• _Written instruction_: Please quote exactly the lines below from the line containing "Write a Python" to the line containing "temperature = [400, 500, 600, 700, 800, 900, 1000, 1100, 1200]", both lines included, and nothing else.

• _Material provided_:
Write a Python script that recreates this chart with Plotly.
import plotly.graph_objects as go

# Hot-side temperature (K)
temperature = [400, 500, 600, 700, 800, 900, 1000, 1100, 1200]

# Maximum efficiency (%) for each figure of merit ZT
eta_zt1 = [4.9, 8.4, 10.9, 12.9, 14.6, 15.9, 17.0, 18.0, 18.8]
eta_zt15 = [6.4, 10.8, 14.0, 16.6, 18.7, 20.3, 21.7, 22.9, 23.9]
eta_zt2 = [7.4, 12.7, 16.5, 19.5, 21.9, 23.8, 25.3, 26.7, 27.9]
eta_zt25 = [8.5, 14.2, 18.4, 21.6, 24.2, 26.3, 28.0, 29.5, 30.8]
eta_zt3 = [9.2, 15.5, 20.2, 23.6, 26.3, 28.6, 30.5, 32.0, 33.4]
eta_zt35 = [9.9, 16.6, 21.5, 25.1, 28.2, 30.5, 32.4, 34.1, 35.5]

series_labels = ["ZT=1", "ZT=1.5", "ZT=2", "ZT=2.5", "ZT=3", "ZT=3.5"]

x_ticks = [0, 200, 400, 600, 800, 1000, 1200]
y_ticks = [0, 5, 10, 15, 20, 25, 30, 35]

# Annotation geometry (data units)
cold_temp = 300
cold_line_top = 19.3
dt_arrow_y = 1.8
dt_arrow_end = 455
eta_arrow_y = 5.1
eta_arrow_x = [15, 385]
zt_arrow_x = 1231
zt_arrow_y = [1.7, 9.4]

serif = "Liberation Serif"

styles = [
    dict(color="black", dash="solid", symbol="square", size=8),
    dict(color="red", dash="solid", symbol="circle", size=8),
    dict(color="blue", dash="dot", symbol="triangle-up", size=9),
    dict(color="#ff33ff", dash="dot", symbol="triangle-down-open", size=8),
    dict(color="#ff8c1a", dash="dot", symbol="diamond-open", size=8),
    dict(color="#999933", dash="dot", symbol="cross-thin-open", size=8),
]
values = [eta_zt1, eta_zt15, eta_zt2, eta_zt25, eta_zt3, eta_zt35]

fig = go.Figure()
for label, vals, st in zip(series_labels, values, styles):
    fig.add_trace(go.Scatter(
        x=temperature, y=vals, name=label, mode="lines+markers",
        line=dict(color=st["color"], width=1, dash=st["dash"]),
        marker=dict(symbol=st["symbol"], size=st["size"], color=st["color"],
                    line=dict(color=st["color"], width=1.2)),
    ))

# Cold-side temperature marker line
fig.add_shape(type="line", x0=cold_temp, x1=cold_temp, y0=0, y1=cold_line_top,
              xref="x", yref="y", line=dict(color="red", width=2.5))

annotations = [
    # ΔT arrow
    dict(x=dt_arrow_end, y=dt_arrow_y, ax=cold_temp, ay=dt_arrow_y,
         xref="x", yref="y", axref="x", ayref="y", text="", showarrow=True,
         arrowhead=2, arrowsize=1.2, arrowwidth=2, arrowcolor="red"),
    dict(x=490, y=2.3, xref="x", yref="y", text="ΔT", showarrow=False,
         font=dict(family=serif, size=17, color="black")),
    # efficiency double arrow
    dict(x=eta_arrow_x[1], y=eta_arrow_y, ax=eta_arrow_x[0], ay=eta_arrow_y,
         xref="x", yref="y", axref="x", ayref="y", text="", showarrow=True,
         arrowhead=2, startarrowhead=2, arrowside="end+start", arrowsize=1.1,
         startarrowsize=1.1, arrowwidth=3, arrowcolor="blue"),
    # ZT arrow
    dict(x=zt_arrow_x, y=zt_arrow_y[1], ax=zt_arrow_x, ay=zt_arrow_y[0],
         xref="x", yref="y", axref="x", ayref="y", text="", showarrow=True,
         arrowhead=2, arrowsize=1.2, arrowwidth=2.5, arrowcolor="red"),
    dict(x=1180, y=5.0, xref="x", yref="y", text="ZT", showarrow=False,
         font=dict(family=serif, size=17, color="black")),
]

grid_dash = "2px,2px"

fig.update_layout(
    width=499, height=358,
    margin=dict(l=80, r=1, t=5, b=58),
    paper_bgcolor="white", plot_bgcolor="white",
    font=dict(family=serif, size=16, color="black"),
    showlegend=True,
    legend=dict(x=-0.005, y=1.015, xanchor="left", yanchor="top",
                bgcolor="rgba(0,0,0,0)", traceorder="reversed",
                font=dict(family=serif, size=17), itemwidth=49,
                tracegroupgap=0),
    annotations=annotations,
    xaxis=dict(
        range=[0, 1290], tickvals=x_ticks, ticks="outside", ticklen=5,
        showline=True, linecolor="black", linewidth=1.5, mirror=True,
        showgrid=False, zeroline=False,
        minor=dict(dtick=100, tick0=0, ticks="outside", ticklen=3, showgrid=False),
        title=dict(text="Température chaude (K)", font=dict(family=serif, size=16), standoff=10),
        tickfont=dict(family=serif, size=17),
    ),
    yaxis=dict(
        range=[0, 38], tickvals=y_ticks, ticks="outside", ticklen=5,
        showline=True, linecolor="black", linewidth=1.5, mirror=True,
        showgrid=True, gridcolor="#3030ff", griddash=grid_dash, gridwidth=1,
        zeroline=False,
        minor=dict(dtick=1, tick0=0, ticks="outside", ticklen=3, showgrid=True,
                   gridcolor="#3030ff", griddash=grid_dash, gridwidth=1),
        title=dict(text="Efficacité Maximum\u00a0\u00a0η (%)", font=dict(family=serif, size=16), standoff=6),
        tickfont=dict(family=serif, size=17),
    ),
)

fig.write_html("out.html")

---

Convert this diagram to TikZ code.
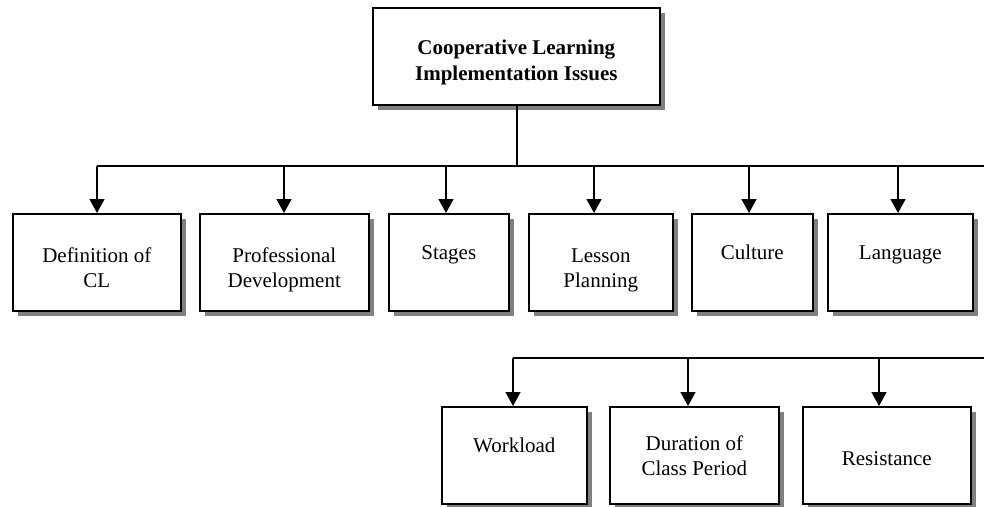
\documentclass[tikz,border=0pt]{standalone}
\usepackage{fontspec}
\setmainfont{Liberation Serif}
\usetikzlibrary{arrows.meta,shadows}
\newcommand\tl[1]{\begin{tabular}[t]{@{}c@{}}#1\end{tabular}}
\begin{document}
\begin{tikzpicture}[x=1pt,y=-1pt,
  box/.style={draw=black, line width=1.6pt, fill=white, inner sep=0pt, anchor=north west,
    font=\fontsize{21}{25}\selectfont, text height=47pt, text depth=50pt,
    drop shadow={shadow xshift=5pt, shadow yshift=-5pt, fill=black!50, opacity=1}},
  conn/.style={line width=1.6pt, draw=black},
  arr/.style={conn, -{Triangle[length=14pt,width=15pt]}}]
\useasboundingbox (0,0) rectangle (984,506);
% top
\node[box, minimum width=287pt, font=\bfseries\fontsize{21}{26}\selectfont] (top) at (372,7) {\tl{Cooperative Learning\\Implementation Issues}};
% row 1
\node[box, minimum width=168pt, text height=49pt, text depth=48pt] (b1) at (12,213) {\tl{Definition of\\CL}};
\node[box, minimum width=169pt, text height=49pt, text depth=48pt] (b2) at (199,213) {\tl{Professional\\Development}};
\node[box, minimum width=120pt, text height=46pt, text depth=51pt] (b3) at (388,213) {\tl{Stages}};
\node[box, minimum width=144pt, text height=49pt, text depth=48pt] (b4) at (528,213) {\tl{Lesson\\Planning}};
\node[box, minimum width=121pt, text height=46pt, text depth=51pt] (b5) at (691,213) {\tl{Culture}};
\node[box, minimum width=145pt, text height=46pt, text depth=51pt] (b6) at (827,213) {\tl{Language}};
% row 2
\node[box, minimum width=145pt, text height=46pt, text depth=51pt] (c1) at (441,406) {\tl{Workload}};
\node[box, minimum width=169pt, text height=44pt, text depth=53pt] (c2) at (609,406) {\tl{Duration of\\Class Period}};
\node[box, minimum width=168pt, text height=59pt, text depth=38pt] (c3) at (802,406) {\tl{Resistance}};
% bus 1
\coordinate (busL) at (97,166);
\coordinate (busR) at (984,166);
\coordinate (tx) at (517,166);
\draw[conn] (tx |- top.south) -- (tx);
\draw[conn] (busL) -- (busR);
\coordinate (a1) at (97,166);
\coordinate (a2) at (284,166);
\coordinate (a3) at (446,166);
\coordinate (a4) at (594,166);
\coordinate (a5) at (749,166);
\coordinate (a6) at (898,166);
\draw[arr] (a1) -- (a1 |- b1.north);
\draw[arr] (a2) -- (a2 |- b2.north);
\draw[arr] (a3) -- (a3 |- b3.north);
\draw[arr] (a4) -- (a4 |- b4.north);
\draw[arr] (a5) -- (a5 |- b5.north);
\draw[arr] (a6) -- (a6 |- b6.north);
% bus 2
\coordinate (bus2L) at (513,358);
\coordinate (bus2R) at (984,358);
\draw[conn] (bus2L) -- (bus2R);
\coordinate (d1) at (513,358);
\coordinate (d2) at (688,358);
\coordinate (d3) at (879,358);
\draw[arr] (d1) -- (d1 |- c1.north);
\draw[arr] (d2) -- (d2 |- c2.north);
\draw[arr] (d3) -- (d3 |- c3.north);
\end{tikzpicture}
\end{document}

...

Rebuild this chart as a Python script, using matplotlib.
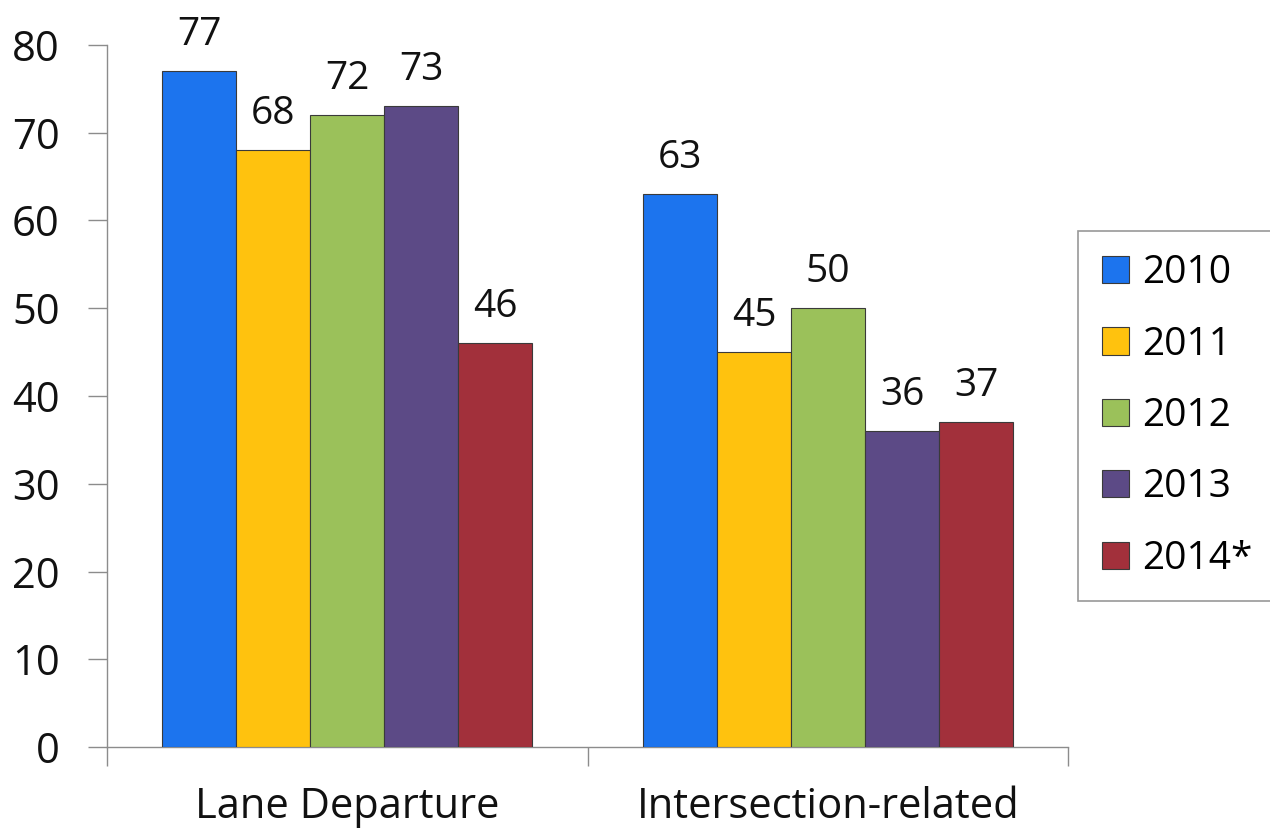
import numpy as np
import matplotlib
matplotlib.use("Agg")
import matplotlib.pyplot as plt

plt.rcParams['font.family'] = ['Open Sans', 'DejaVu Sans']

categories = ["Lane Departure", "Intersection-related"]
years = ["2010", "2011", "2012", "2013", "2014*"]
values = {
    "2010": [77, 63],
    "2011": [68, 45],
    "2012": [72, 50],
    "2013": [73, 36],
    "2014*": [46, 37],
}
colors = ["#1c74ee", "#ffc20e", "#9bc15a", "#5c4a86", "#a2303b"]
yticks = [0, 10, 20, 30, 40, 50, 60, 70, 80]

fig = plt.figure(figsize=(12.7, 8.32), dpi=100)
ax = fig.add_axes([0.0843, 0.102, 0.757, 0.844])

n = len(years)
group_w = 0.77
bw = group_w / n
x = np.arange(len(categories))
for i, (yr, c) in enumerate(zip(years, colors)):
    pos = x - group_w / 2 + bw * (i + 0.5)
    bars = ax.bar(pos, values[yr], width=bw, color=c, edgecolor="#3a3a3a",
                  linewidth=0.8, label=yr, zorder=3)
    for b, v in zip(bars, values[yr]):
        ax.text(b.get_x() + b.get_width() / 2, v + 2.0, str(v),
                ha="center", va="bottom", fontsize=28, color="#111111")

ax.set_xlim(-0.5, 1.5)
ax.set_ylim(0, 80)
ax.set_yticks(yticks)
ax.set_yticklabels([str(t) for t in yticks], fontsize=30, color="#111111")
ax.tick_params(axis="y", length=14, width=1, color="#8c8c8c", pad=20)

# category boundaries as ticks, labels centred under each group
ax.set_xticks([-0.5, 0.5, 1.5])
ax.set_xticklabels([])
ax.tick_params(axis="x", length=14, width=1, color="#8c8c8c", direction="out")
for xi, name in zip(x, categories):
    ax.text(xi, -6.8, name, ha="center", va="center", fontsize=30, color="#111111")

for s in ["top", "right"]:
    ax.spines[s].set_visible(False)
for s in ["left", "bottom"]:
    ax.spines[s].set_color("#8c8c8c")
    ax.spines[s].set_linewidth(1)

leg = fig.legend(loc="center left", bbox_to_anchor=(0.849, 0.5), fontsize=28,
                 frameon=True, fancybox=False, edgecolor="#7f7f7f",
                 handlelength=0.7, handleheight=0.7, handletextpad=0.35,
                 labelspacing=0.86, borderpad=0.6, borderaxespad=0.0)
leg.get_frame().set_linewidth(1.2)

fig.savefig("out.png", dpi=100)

• _Final result_:
Write a Python script that recreates this chart with Plotly.
import plotly.graph_objects as go

# Hot-side temperature (K)
temperature = [400, 500, 600, 700, 800, 900, 1000, 1100, 1200]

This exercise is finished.